▶ **WRITTEN REQUEST**: Show every line of the records below that contains the word "script".

▶ **Charts and diagrams as code**:
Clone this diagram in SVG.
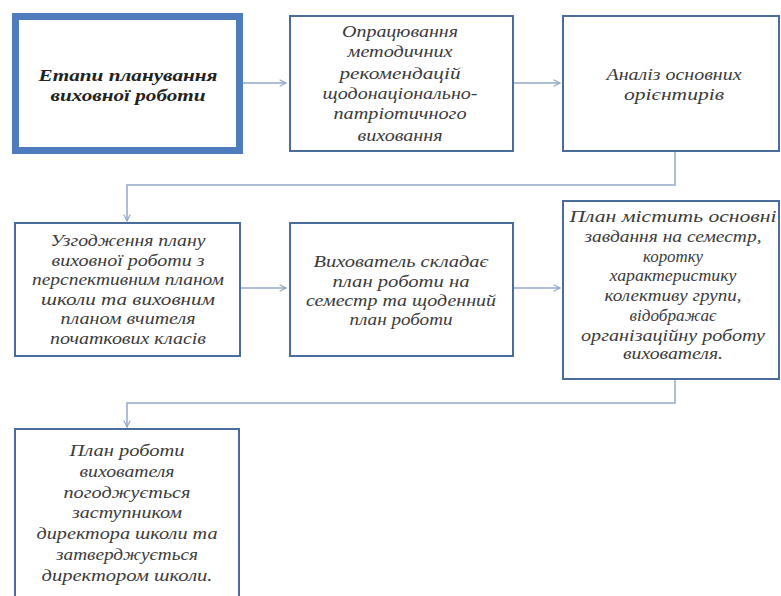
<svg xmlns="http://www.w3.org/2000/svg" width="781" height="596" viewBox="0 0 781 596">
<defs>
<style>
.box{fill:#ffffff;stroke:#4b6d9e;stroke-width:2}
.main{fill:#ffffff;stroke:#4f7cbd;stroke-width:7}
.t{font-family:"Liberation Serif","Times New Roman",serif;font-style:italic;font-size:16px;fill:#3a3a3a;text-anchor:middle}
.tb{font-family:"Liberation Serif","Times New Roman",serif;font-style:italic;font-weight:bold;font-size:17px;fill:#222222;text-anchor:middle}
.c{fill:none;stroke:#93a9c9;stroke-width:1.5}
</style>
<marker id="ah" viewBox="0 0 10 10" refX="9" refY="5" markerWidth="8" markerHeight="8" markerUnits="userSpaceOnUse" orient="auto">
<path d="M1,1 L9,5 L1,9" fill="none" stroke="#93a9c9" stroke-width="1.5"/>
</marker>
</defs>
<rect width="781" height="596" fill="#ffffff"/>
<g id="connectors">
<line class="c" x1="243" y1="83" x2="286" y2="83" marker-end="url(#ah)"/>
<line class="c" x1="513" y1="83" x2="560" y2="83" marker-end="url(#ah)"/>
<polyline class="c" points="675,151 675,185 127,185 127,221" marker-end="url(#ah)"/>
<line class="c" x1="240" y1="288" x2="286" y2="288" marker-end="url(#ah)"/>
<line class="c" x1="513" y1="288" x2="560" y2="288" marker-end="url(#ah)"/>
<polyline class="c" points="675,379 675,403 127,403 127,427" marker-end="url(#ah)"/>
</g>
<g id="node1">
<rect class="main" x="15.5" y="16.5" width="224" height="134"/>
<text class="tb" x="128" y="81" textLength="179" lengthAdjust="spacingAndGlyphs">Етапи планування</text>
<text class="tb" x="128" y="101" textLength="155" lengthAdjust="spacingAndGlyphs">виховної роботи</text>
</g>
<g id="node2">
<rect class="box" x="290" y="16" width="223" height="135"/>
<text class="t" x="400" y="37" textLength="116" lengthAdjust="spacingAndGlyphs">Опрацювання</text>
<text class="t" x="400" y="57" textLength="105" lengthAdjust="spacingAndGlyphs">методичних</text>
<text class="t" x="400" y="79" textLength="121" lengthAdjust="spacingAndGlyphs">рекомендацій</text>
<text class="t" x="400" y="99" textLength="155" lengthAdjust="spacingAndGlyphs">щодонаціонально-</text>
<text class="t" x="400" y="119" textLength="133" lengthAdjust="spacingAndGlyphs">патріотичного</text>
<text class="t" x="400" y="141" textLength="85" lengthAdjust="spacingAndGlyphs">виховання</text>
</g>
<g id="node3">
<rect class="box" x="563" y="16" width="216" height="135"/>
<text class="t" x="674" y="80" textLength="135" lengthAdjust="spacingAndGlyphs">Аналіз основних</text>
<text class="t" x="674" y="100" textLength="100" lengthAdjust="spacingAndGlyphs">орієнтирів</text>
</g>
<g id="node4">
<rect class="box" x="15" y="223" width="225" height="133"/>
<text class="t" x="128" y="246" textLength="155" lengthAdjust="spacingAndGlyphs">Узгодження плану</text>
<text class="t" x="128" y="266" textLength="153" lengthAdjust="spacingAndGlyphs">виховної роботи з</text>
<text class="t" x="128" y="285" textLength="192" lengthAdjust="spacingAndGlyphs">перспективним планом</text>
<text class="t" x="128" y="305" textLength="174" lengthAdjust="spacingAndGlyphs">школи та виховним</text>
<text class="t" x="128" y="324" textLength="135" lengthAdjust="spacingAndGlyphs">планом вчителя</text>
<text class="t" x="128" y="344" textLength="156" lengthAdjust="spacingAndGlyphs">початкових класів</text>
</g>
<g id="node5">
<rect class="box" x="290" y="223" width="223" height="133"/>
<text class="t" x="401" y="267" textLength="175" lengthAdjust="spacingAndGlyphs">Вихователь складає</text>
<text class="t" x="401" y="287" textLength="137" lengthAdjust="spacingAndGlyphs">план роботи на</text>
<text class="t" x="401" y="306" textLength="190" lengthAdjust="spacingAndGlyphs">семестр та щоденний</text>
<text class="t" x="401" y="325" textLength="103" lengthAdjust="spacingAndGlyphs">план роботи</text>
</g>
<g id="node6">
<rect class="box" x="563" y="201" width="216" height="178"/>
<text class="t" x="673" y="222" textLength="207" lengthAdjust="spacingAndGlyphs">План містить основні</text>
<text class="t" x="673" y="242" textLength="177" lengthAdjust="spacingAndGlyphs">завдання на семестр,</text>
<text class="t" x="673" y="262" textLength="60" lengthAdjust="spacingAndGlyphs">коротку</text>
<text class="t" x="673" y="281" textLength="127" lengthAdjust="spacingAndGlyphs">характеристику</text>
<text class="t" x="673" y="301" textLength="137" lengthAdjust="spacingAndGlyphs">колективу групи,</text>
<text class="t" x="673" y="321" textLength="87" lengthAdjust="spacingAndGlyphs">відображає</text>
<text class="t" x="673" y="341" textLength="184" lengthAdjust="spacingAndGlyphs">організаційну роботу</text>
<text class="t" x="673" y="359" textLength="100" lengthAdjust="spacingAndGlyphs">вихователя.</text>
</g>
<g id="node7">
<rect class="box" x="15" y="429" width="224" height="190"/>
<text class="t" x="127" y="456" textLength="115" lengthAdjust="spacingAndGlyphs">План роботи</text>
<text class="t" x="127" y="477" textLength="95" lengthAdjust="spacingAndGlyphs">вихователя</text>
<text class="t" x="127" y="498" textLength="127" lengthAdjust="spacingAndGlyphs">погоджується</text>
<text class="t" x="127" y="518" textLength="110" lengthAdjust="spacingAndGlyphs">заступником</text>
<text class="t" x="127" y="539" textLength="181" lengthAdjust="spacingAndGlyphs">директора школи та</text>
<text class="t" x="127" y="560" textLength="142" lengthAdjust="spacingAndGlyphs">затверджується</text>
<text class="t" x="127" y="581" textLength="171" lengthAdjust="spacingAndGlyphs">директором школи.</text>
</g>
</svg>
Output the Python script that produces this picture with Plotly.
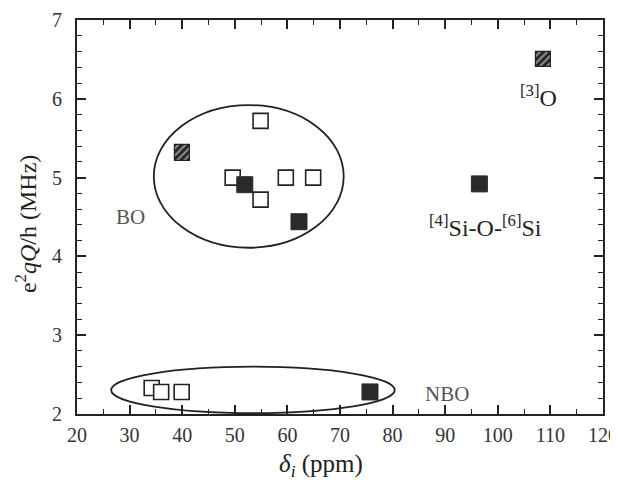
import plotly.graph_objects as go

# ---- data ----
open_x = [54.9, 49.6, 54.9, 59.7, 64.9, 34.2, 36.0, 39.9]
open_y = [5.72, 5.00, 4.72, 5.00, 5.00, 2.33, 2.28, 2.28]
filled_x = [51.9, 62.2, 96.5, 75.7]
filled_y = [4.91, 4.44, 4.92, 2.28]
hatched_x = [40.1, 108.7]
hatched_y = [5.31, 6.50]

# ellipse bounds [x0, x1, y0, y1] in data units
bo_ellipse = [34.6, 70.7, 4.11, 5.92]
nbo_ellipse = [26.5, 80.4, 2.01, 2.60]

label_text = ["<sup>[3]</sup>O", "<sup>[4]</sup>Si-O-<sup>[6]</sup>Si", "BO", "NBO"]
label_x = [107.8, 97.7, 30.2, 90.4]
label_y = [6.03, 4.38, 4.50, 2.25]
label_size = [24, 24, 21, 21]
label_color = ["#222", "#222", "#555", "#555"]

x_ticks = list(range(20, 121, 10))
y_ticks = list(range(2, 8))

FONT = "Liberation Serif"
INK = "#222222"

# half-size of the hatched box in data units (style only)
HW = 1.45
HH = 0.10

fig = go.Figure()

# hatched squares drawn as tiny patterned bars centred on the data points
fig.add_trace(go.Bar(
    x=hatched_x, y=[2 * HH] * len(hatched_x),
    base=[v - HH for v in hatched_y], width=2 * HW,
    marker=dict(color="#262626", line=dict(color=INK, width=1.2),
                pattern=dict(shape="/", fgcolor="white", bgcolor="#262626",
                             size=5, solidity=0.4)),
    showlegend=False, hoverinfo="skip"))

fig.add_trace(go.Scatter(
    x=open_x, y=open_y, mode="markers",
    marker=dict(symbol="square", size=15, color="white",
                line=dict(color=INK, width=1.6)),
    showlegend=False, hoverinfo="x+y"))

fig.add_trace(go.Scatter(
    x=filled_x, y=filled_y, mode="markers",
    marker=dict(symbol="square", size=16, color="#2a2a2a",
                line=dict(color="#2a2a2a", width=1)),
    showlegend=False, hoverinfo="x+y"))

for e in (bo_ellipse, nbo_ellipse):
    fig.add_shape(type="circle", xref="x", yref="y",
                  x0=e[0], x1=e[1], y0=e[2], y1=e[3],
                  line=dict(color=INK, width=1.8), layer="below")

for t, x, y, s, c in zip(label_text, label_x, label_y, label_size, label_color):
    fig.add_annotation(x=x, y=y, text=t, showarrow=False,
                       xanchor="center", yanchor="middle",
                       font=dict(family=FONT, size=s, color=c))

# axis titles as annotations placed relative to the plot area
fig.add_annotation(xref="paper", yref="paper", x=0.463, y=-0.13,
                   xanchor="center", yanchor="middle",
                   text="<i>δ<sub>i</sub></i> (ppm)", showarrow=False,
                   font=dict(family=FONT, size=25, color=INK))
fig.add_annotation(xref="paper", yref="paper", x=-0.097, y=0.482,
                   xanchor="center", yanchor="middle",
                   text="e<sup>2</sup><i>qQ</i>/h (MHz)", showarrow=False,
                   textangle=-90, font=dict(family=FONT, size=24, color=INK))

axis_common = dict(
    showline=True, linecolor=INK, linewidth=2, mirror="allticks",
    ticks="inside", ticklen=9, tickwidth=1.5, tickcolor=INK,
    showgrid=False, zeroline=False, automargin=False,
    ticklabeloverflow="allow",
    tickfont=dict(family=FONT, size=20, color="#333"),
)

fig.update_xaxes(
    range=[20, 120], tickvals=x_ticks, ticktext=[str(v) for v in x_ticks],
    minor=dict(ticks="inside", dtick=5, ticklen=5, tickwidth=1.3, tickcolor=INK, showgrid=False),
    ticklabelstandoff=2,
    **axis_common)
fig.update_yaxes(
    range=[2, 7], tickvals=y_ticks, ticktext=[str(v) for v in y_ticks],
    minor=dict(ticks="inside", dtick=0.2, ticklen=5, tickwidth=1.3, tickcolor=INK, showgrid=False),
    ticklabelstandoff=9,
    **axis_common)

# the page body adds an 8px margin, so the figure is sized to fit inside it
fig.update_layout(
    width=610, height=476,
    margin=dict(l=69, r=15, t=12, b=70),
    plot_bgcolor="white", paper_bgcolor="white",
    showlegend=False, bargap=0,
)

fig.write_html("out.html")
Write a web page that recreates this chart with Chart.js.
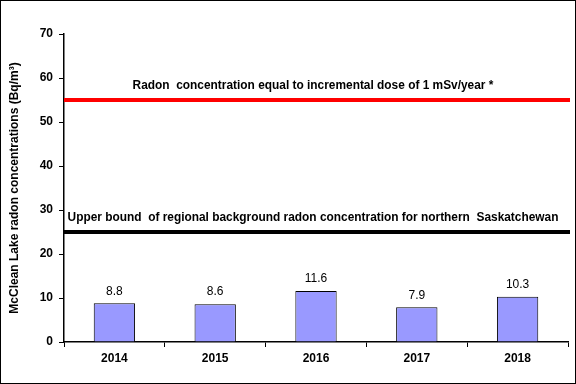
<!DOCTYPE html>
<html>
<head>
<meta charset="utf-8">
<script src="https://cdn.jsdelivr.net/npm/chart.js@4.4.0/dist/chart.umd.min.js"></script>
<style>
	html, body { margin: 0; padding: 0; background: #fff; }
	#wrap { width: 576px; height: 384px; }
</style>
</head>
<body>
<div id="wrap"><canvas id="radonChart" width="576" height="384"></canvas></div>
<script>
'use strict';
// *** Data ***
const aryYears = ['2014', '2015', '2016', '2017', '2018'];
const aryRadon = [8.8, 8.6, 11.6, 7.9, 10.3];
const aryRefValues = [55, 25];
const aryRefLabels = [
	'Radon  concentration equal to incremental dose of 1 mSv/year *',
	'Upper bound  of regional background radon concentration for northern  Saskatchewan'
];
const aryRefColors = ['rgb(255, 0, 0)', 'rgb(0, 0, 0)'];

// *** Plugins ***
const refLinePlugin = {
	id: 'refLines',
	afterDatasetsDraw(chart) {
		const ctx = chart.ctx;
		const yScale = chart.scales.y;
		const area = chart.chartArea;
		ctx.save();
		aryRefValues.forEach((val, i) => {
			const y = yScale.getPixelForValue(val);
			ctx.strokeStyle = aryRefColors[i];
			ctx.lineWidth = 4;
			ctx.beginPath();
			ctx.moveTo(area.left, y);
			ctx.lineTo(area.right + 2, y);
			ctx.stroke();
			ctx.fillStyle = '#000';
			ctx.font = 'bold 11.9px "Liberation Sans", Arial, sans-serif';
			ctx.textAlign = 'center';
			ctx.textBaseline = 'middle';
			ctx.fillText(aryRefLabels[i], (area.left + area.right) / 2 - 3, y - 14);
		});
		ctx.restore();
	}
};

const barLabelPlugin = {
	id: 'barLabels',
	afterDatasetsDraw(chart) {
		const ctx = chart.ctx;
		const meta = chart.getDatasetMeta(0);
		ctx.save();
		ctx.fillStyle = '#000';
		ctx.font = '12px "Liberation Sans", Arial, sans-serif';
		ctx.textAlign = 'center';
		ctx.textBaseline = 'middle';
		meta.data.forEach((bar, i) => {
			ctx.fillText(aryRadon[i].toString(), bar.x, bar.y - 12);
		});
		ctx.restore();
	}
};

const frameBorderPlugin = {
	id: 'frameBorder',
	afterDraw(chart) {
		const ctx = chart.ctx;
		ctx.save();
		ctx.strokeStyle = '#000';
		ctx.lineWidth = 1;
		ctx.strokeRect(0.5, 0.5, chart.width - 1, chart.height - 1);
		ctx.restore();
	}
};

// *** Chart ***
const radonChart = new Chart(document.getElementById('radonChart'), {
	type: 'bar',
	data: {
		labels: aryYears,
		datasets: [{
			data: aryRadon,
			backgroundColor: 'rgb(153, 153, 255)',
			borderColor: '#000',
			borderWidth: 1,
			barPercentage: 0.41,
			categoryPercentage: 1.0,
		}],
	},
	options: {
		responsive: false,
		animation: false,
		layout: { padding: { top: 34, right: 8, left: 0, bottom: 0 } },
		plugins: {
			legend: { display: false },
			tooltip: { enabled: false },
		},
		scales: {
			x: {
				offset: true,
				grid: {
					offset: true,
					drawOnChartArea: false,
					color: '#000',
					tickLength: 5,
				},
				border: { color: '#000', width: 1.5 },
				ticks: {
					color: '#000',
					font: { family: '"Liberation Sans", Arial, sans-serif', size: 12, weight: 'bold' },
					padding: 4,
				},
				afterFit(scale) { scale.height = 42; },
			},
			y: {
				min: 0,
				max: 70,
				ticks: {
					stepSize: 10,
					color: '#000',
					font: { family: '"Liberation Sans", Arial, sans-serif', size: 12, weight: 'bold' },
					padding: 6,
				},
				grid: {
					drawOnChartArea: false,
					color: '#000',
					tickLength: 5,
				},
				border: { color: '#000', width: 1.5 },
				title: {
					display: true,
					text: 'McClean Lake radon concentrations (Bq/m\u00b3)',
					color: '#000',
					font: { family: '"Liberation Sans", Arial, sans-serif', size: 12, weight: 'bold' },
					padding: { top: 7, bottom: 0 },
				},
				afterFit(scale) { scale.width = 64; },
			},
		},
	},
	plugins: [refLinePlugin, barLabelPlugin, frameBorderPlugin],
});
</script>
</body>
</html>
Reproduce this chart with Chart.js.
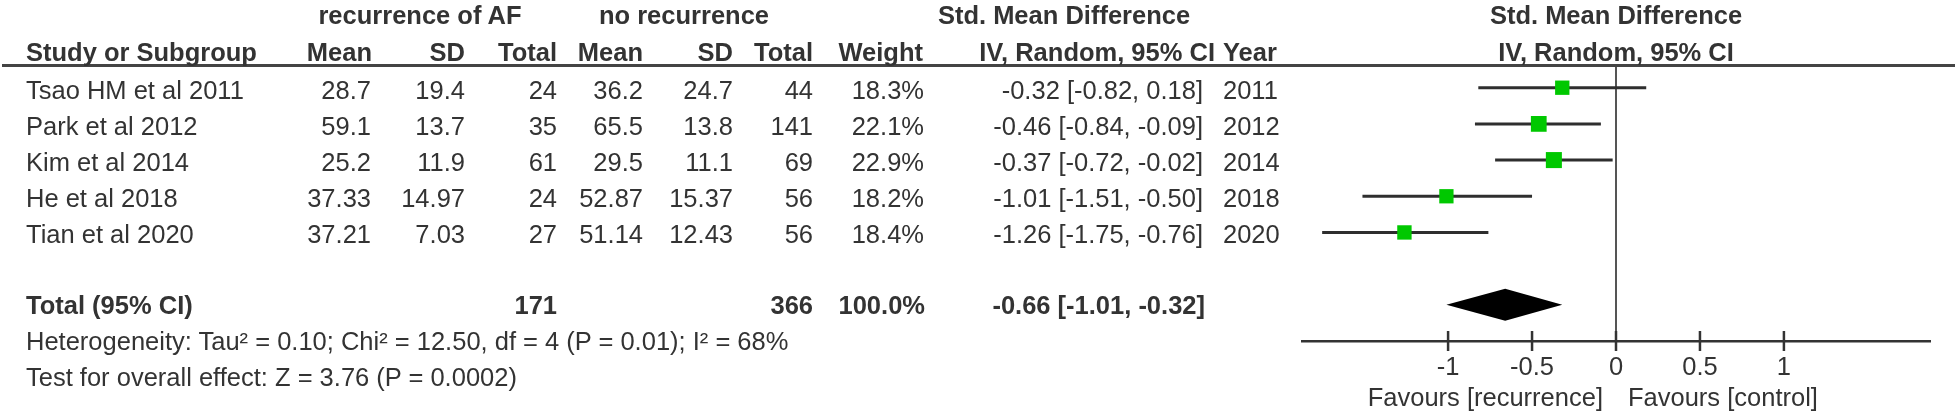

▶ **WORKED ANSWER**:
Output the Python script that produces this picture with Plotly.
<script src="https://cdn.jsdelivr.net/npm/chart.js@4.4.0/dist/chart.umd.min.js"></script>
<script>
</script>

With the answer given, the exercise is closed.